**What you are asked to do:** Return precisely the span of lines from the top of the material below to the line containing "(led) at (558,77.5)", both included. Pictures are excluded.

**Task input:**

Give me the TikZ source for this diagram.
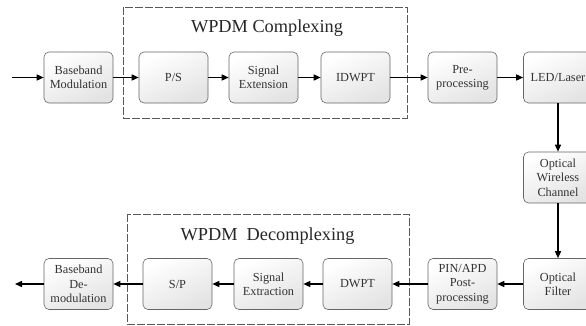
\documentclass[tikz,border=0pt]{standalone}
\usepackage{fontspec}
\setmainfont{Liberation Serif}
\usetikzlibrary{arrows.meta}
\begin{document}
\begin{tikzpicture}[x=1pt,y=-1pt,
  blk/.style={draw=black!60, line width=0.6pt, rounded corners=5pt,
    top color=white, bottom color=black!11, shading angle=25,
    minimum width=69pt, minimum height=51pt, inner sep=1pt,
    align=center, text=black!80, font=\fontsize{12.3}{14.3}\selectfont},
  grp/.style={draw=black!65, line width=0.7pt, dash pattern=on 8pt off 2pt},
  ttl/.style={anchor=base, text=black!85, font=\fontsize{18.3}{20}\selectfont},
  flow/.style={line width=1.4pt, -{Triangle[length=7pt,width=6pt]}}
]
\useasboundingbox (0,0) rectangle (586,325);

% grouping frames
\draw[grp] (123,7) rectangle (407,118);
\draw[grp] (127,214) rectangle (409,324);
\node[ttl] (tc) at (267,32) {WPDM Complexing};
\node[ttl] (td) at (267.5,240) {WPDM\ \ Decomplexing};

% transmitter chain
\node[blk] (bm)  at (78.5,77.5)  {Baseband\\Modulation};
\node[blk] (ps)  at (173.5,77.5) {P/S};
\node[blk] (se)  at (263.5,77.5) {Signal\\Extension};
\node[blk] (idw) at (355.5,77.5) {IDWPT};
\node[blk] (pre) at (462.5,77.5) {Pre-\\processing};
\node[blk] (led) at (558,77.5)   {LED/Laser};

% channel
\node[blk] (owc) at (558,177.5)  {Optical\\Wireless\\Channel};
\node[blk] (of)  at (558,284)    {Optical\\Filter};

% receiver chain
\node[blk] (pin) at (462.5,284)  {PIN/APD\\Post-\\processing};
\node[blk] (dw)  at (357.5,284)  {DWPT};
\node[blk] (sx)  at (268.5,284)  {Signal\\Extraction};
\node[blk] (sp)  at (177.5,284)  {S/P};
\node[blk] (bd)  at (78.5,284)   {Baseband\\De-\\modulation};

\coordinate (in)  at (12,77.5);
\coordinate (out) at (15,284);

\draw[flow] (in) -- (bm);
\draw[flow] (bm) -- (ps);
\draw[flow] (ps) -- (se);
\draw[flow] (se) -- (idw);
\draw[flow] (idw) -- (pre);
\draw[flow] (pre) -- (led);
\draw[flow] (led) -- (owc);
\draw[flow] (owc) -- (of);
\draw[flow] (of) -- (pin);
\draw[flow] (pin) -- (dw);
\draw[flow] (dw) -- (sx);
\draw[flow] (sx) -- (sp);
\draw[flow] (sp) -- (bd);
\draw[flow] (bd) -- (out);
\end{tikzpicture}
\end{document}
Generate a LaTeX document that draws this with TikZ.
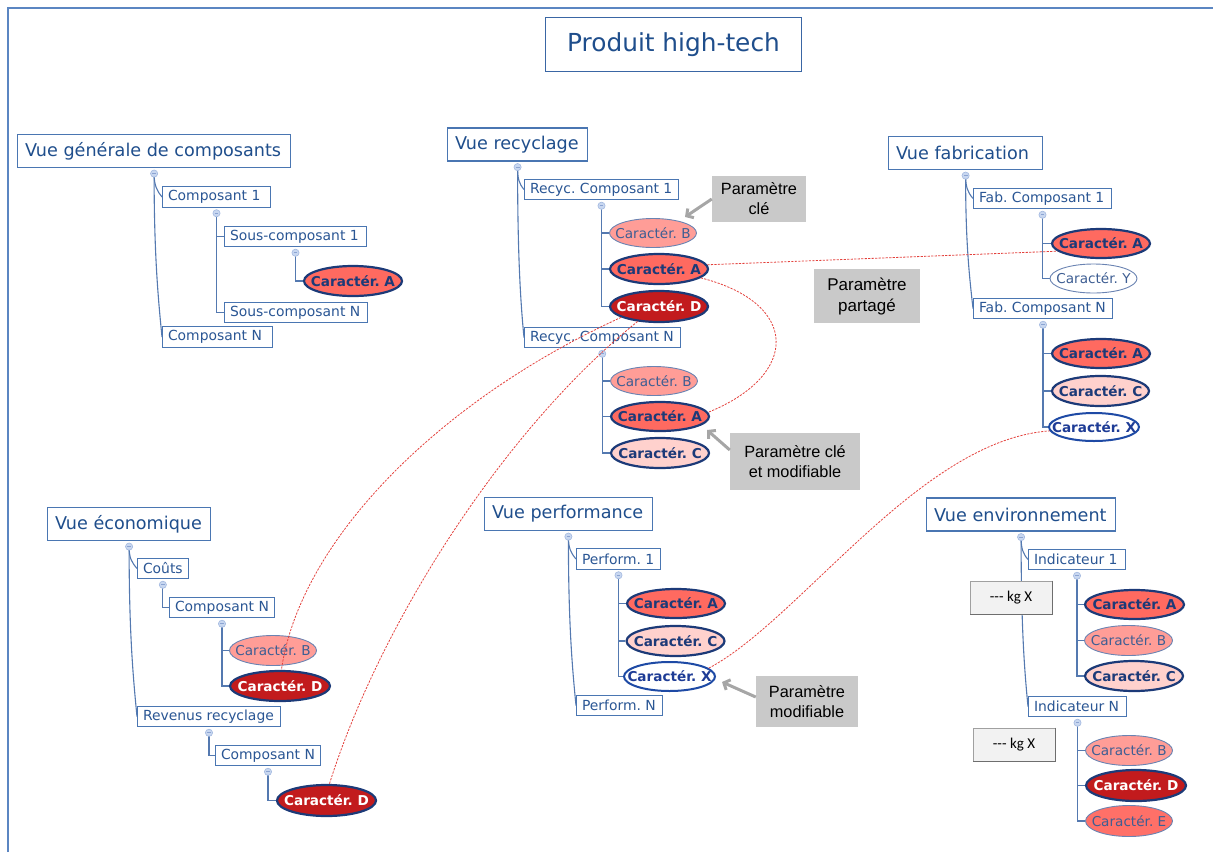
\documentclass[tikz,border=0pt]{standalone}
\usepackage{fontspec}
\setmainfont{DejaVu Sans}
\newfontfamily\arialf{Liberation Sans}
\newfontfamily\calibf{Carlito}
\usetikzlibrary{shapes.geometric,arrows.meta}
\pgfdeclarelayer{bg}
\pgfsetlayers{bg,main}
\frenchspacing
\definecolor{framec}{HTML}{5B86C2}
\definecolor{boxb}{HTML}{4A76B2}
\definecolor{titleb}{HTML}{3A66A4}
\definecolor{txtb}{HTML}{1F4E8C}
\definecolor{subt}{HTML}{2A5694}
\definecolor{treeb}{HTML}{5479B0}
\definecolor{navy}{HTML}{1C3A78}
\definecolor{redA}{HTML}{FF6A60}
\definecolor{redB}{HTML}{FF9D97}
\definecolor{redC}{HTML}{FFD1CD}
\definecolor{redD}{HTML}{C21B1D}
\definecolor{redE}{HTML}{FF7068}
\definecolor{thinb}{HTML}{6A83B2}
\definecolor{thint}{HTML}{3E5E93}
\definecolor{xblue}{HTML}{1E4AA5}
\definecolor{xtext}{HTML}{1E3C96}
\definecolor{btnf}{HTML}{C8D7F0}
\definecolor{btnd}{HTML}{A3B9E0}
\definecolor{btnm}{HTML}{8CA4D2}
\definecolor{grayf}{HTML}{C9C9C9}
\definecolor{arrg}{HTML}{A6A6A6}
\definecolor{dred}{HTML}{E3413C}
\definecolor{kgf}{HTML}{F2F2F2}
\definecolor{kgd}{HTML}{A0A0A0}
\definecolor{kgs}{HTML}{6E6E6E}
\newcommand{\ctx}[1]{\makebox[0pt]{#1}}
\newcommand{\lft}[2]{\makebox[#1pt][l]{#2}}
\tikzset{
 framel/.style={draw=framec, line width=1.5pt},
 titlebox/.style={draw=titleb, line width=1.2pt, fill=white, text=txtb, font=\fontsize{24.8}{29}\selectfont, minimum width=256pt, minimum height=54pt, inner sep=0pt},
 hdr/.style={draw=boxb, line width=1.2pt, fill=white, text=txtb, font=\fontsize{17.6}{20}\selectfont, inner xsep=7.5pt, inner ysep=0pt, minimum height=33pt, anchor=west},
 sub/.style={draw=boxb, line width=1pt, fill=white, text=subt, font=\fontsize{13.9}{16}\selectfont, inner xsep=5.5pt, inner ysep=0pt, minimum height=20.5pt, anchor=west},
 car/.style={ellipse, inner sep=0pt, minimum width=98pt, minimum height=30pt, font=\fontsize{13.6}{16}\selectfont\bfseries},
 cA/.style={car, fill=redA, draw=navy, line width=2.2pt, text=navy},
 cC/.style={car, fill=redC, draw=navy, line width=2.2pt, text=navy},
 cD/.style={car, fill=redD, draw=navy, line width=2.2pt, text=white},
 cX/.style={car, fill=white, draw=xblue, line width=2pt, text=xtext, minimum width=91pt},
 cthin/.style={ellipse, inner sep=0pt, minimum width=87pt, minimum height=29pt, font=\fontsize{13.6}{16}\selectfont, draw=thinb, line width=0.9pt, text=thint},
 cB/.style={cthin, fill=redB},
 cY/.style={cthin, fill=white},
 cE/.style={cthin, fill=redE},
 btn/.style={circle, fill=btnf, draw=btnd, line width=0.6pt, minimum size=7.2pt, inner sep=0pt},
 btnminus/.style={draw=btnm, line width=0.7pt},
 tree/.style={draw=treeb, line width=1.1pt},
 rdash/.style={draw=dred, line width=0.8pt, dash pattern=on 2.2pt off 1.3pt},
 gbox/.style={fill=grayf, text=black, font=\arialf\fontsize{16.3}{20}\selectfont, align=center, inner sep=0pt},
 garrow/.style={draw=arrg, line width=3pt, -{Straight Barb[length=5pt,width=11pt]}},
 kgbox/.style={fill=kgf, draw=kgd, line width=0.8pt, font=\calibf\fontsize{15}{17}\selectfont, text=black, inner sep=0pt, minimum width=82pt, minimum height=33pt},
 kgshadow/.style={draw=kgs, line width=1.6pt},
}
\newcommand{\mkbtn}[2]{\node[btn] (#1) at ([yshift=-5.5pt]#2.south) {};
 \draw[btnminus] ([xshift=-1.9pt]#1.center) -- ([xshift=1.9pt]#1.center);}
\begin{document}
\begin{tikzpicture}[x=1pt,y=-1pt]
\useasboundingbox (0,0) rectangle (1213,852);
\draw[framel] (8,852) -- (8,8) -- (1213,8);
\node[titlebox] (title) at (673.5,44.5) {Produit high-tech};

% ---------- Vue générale
\node[hdr] (hdrG) at (17,151) {\lft{258}{Vue générale de composants}};
\mkbtn{bG0}{hdrG}
\node[sub] (gC1) at (162,197) {\lft{97}{Composant 1}};
\mkbtn{bG1}{gC1}
\node[sub] (gS1) at (224,236.5) {\lft{131}{Sous-composant 1}};
\mkbtn{bG2}{gS1}
\node[cA] (gA) at (353,281) {\ctx{Caractér. A}};
\node[sub] (gSN) at (224,312.5) {\lft{132}{Sous-composant N}};
\node[sub] (gCN) at (162,337) {\lft{99}{Composant N}};

% ---------- Vue recyclage
\node[hdr] (hdrR) at (447,144.5) {\lft{125}{Vue recyclage}};
\mkbtn{bR0}{hdrR}
\node[sub] (rC1) at (524,189.5) {\lft{143}{Recyc. Composant 1}};
\mkbtn{bR1}{rC1}
\node[cB] (rB1) at (653,233) {\ctx{Caractér. B}};
\node[cA] (rA1) at (659,269) {\ctx{Caractér. A}};
\node[cD, minimum height=31pt] (rD1) at (659,306.5) {\ctx{Caractér. D}};
\node[sub] (rCN) at (524,337.5) {\lft{144.5}{Recyc. Composant N}};
\mkbtn{bR2}{rCN}
\node[cB] (rB2) at (654,381) {\ctx{Caractér. B}};
\node[cA, minimum height=29pt] (rA2) at (660,416.5) {\ctx{Caractér. A}};
\node[cC] (rC2) at (660,453) {\ctx{Caractér. C}};

% ---------- Vue fabrication
\node[hdr] (hdrF) at (888,153) {\lft{139}{Vue fabrication}};
\mkbtn{bF0}{hdrF}
\node[sub] (fC1) at (973,198.5) {\lft{127}{Fab. Composant 1}};
\mkbtn{bF1}{fC1}
\node[cA, minimum height=29pt] (fA1) at (1101,243.5) {\ctx{Caractér. A}};
\node[cY] (fY) at (1093.5,278.5) {\ctx{Caractér. Y}};
\node[sub] (fCN) at (973,308.5) {\lft{128}{Fab. Composant N}};
\mkbtn{bF2}{fCN}
\node[cA, minimum height=29pt] (fA2) at (1101,353.5) {\ctx{Caractér. A}};
\node[cC, minimum width=97pt] (fC) at (1100.5,391) {\ctx{Caractér. C}};
\node[cX, minimum width=90pt, minimum height=28pt] (fX) at (1094,427) {\ctx{Caractér. X}};

% ---------- Vue économique
\node[hdr] (hdrEc) at (47,524) {\lft{148}{Vue économique}};
\mkbtn{bEc0}{hdrEc}
\node[sub] (ecCo) at (137,568.5) {\lft{39.7}{Coûts}};
\mkbtn{bEc1}{ecCo}
\node[sub] (ecCN1) at (169,607.5) {\lft{94}{Composant N}};
\mkbtn{bEc2}{ecCN1}
\node[cB, minimum height=30pt] (ecB) at (273,650.5) {\ctx{Caractér. B}};
\node[cD, minimum width=100pt] (ecD1) at (280,686) {\ctx{Caractér. D}};
\node[sub] (ecRR) at (137,716.5) {\lft{132}{Revenus recyclage}};
\mkbtn{bEc3}{ecRR}
\node[sub] (ecCN2) at (215,755.5) {\lft{94}{Composant N}};
\mkbtn{bEc4}{ecCN2}
\node[cD, minimum width=99pt, minimum height=31pt] (ecD2) at (326.5,800.5) {\ctx{Caractér. D}};

% ---------- Vue performance
\node[hdr] (hdrP) at (484,514) {\lft{152.6}{Vue performance}};
\mkbtn{bP0}{hdrP}
\node[sub] (pP1) at (576,559) {\lft{73}{Perform. 1}};
\mkbtn{bP1}{pP1}
\node[cA, minimum height=29pt] (pA) at (676,603.5) {\ctx{Caractér. A}};
\node[cC] (pC) at (675.5,641) {\ctx{Caractér. C}};
\node[cX, minimum height=29pt] (pX) at (669.5,676.5) {\ctx{Caractér. X}};
\node[sub] (pPN) at (576,705.5) {\lft{74.5}{Perform. N}};

% ---------- Vue environnement
\node[hdr] (hdrE) at (926,514.5) {\lft{174}{Vue environnement}};
\mkbtn{bE0}{hdrE}
\node[sub] (eI1) at (1028,559.5) {\lft{86}{Indicateur 1}};
\mkbtn{bE1}{eI1}
\node[cA, minimum width=99pt, minimum height=29pt] (eA) at (1134.5,604.5) {\ctx{Caractér. A}};
\node[cB, minimum width=88pt, minimum height=30pt] (eB1) at (1128.5,640.5) {\ctx{Caractér. B}};
\node[cC] (eC) at (1134,676) {\ctx{Caractér. C}};
\node[sub] (eIN) at (1028,706.5) {\lft{87}{Indicateur N}};
\mkbtn{bE2}{eIN}
\node[cB, minimum height=30pt] (eB2) at (1129,750.5) {\ctx{Caractér. B}};
\node[cD, minimum width=100pt, minimum height=31pt] (eD) at (1136,785.5) {\ctx{Caractér. D}};
\node[cE, minimum height=31pt] (eE) at (1129,821) {\ctx{Caractér. E}};

% ---------- tree connectors (behind)
\begin{pgfonlayer}{bg}
\draw[tree] (bG0.center) .. controls +(0,12) and +(-5,-6) .. (gC1.west);
\draw[tree] (bG0.center) .. controls +(0,80) and +(-4,-40) .. (gCN.west);
\draw[tree] (bG1.center) |- (gS1.west);
\draw[tree] (bG1.center) |- (gSN.west);
\draw[tree] (bG2.center) |- (gA.west);

\draw[tree] (bR0.center) .. controls +(0,12) and +(-5,-6) .. (rC1.west);
\draw[tree] (bR0.center) .. controls +(0,80) and +(-4,-40) .. (rCN.west);
\draw[tree] (bR1.center) |- (rB1.west);
\draw[tree] (bR1.center) |- (rA1.west);
\draw[tree] (bR1.center) |- (rD1.west);
\draw[tree] (bR2.center) |- (rB2.west);
\draw[tree] (bR2.center) |- (rA2.west);
\draw[tree] (bR2.center) |- (rC2.west);

\draw[tree] (bF0.center) .. controls +(0,12) and +(-5,-6) .. (fC1.west);
\draw[tree] (bF0.center) .. controls +(0,65) and +(-4,-35) .. (fCN.west);
\draw[tree] (bF1.center) |- (fA1.west);
\draw[tree] (bF1.center) |- (fY.west);
\draw[tree] (bF2.center) |- (fA2.west);
\draw[tree] (bF2.center) |- (fC.west);
\draw[tree] (bF2.center) |- (fX.west);

\draw[tree] (bEc0.center) .. controls +(0,12) and +(-5,-6) .. (ecCo.west);
\draw[tree] (bEc0.center) .. controls +(0,85) and +(-4,-40) .. (ecRR.west);
\draw[tree] (bEc1.center) |- (ecCN1.west);
\draw[tree] (bEc2.center) |- (ecB.west);
\draw[tree] (bEc2.center) |- (ecD1.west);
\draw[tree] (bEc3.center) |- (ecCN2.west);
\draw[tree] (bEc4.center) |- (ecD2.west);

\draw[tree] (bP0.center) .. controls +(0,12) and +(-5,-6) .. (pP1.west);
\draw[tree] (bP0.center) .. controls +(0,85) and +(-4,-40) .. (pPN.west);
\draw[tree] (bP1.center) |- (pA.west);
\draw[tree] (bP1.center) |- (pC.west);
\draw[tree] (bP1.center) |- (pX.west);

\draw[tree] (bE0.center) .. controls +(0,12) and +(-5,-6) .. (eI1.west);
\draw[tree] (bE0.center) .. controls +(0,85) and +(-4,-40) .. (eIN.west);
\draw[tree] (bE1.center) |- (eA.west);
\draw[tree] (bE1.center) |- (eB1.west);
\draw[tree] (bE1.center) |- (eC.west);
\draw[tree] (bE2.center) |- (eB2.west);
\draw[tree] (bE2.center) |- (eD.west);
\draw[tree] (bE2.center) |- (eE.west);
\end{pgfonlayer}

% ---------- kg boxes
\node[kgbox] (kg1) at (1011,597.5) {-{}-{}- kg X};
\draw[kgshadow] (kg1.north east) -- (kg1.south east) -- (kg1.south west);
\node[kgbox] (kg2) at (1014,744.5) {-{}-{}- kg X};
\draw[kgshadow] (kg2.north east) -- (kg2.south east) -- (kg2.south west);

% ---------- annotation boxes
\node[gbox, minimum width=94pt, minimum height=46pt] (gk1) at (759,199) {Paramètre\\clé};
\node[gbox, minimum width=130pt, minimum height=57pt] (gk2) at (795,461.5) {Paramètre clé\\et modifiable};
\node[gbox, minimum width=106pt, minimum height=54pt, font=\arialf\fontsize{17}{21}\selectfont] (gk3) at (867,296) {Paramètre\\partagé};
\node[gbox, minimum width=102pt, minimum height=51pt] (gk4) at (807,701.5) {Paramètre\\modifiable};
\coordinate (t1) at (685,217);
\coordinate (t2) at (707,430);
\coordinate (t4) at (722,682);
\draw[garrow] (gk1.west) -- (t1);
\draw[garrow] (gk2.170) -- (t2);
\draw[garrow] (gk4.175) -- (t4);

% ---------- shared-parameter links
\draw[rdash] (rA1.5) -- (fA1.190);
\draw[rdash] (rA1.-12) .. controls (800,303) and (800,375) .. (rA2.5);
\draw[rdash] (rD1.196) .. controls (440,400) and (300,540) .. (ecD1.85);
\draw[rdash] (rD1.215) .. controls (505,428) and (380,623) .. (ecD2.80);
\draw[rdash] (pX.12) .. controls (800,620) and (920,440) .. (fX.185);
\end{tikzpicture}
\end{document}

**Result of this exercise:**
Give me the TikZ source for this diagram.
\documentclass[tikz,border=0pt]{standalone}
\usepackage{fontspec}
\setmainfont{Liberation Serif}
\usetikzlibrary{arrows.meta}
\begin{document}
\begin{tikzpicture}[x=1pt,y=-1pt,
  blk/.style={draw=black!60, line width=0.6pt, rounded corners=5pt,
    top color=white, bottom color=black!11, shading angle=25,
    minimum width=69pt, minimum height=51pt, inner sep=1pt,
    align=center, text=black!80, font=\fontsize{12.3}{14.3}\selectfont},
  grp/.style={draw=black!65, line width=0.7pt, dash pattern=on 8pt off 2pt},
  ttl/.style={anchor=base, text=black!85, font=\fontsize{18.3}{20}\selectfont},
  flow/.style={line width=1.4pt, -{Triangle[length=7pt,width=6pt]}}
]
\useasboundingbox (0,0) rectangle (586,325);

% grouping frames
\draw[grp] (123,7) rectangle (407,118);
\draw[grp] (127,214) rectangle (409,324);
\node[ttl] (tc) at (267,32) {WPDM Complexing};
\node[ttl] (td) at (267.5,240) {WPDM\ \ Decomplexing};

% transmitter chain
\node[blk] (bm)  at (78.5,77.5)  {Baseband\\Modulation};
\node[blk] (ps)  at (173.5,77.5) {P/S};
\node[blk] (se)  at (263.5,77.5) {Signal\\Extension};
\node[blk] (idw) at (355.5,77.5) {IDWPT};
\node[blk] (pre) at (462.5,77.5) {Pre-\\processing};
\node[blk] (led) at (558,77.5)   {LED/Laser};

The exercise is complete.